Propellant compositions find application as a means for imparting motion to an object, such as a rocket or guided missile. Two main classes of propellants are recognized on the basis of their physical characteristic and are referred to as either liquid or solid propellants. Solid propellants are further divided into two separate groups. The first group is referred to as homogeneous solid propellants while the second group, which the present invention concerns itself with, is referred to as composite solid propellants.
Conventional composite solid propellants generally are mixtures of a finely ground oxidizer and a binder of plastic, resinous or elastomeric material. The matrix material provides fuel for the combustion while the oxidizer, being a major constituent, contributes most to the burning characteristics of the propellant. The burning rate, stability to detonation, flame temperature, and other burning characteristics depend to a great extent on the particular oxidizer and its particle size. Formulations containing ammonium perchlorate, a well known oxidizer, have somewhat lower burning rates and flame temperatures, with little smoke production.
In an attempt to improve the burning characteristics of propellants employing an ammonium perchlorate oxidizer, it has been suggested that finely divided metal powders, such as Al, Mg or B, be added to the propellant mix as an additional fuel component. The metal particles are preferably about 0.25 to 50 microns in size. The amount of metal powder is not critical, but is determined by the specific use and characteristics of the propellant composite. Amounts of only one or two percent have provided some improvement. Generally, the metal constitutes a major proportion by weight of the propellant with maximum amounts being determined by the need to avoid granulation of the mixture and a deficiency in the amount of oxidizer.

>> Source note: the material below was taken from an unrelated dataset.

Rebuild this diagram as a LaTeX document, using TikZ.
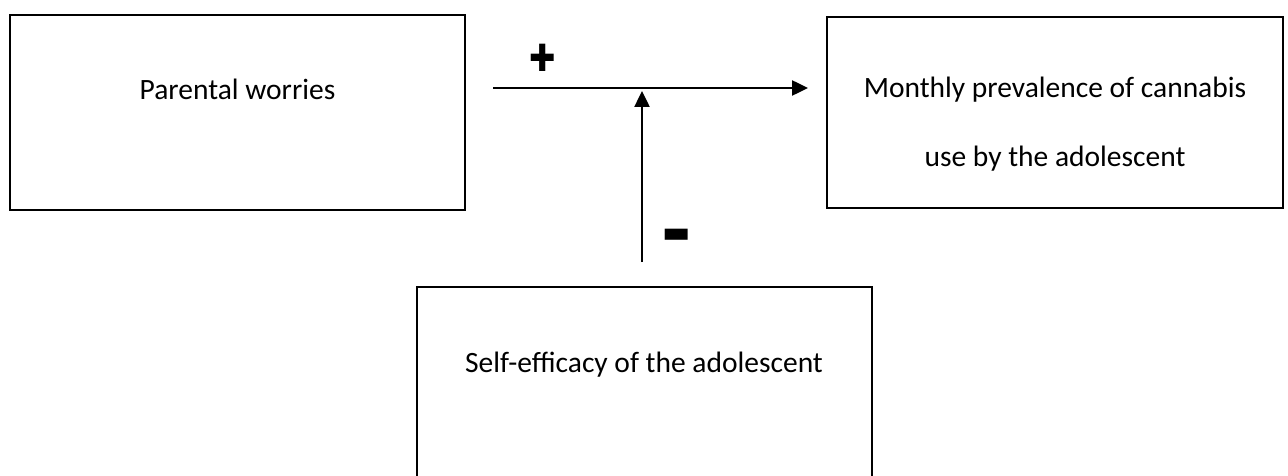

The use of the metal powders tends to increase the density and improve the specific inputs of the propellant because of the metal powders high heat of combustion.
However, with certain applications, such as inflight controllability of the burning rate of the propellant, the use of separate metal fuel and oxidizer components has proven to be undesirable. In an attempt to overcome the problem, it was found that boron particles coated with ammonium perchlorate provided improved burning characteristics for propellant compositions using these ingredients. The reduced total surface area of the coated boron particles, as compared with the use of separate particles of boron and ammonium perchlorate, reduced the total surface area of the solids incorporated into the propellant. This made possible increased solids loading and improved the processability of the propellant. Combining the metal and oxidizer ingredient also raised the pressure exponent of the propellant as compared with the use of separate components which improves the inflight controllability of the propellants burning rate.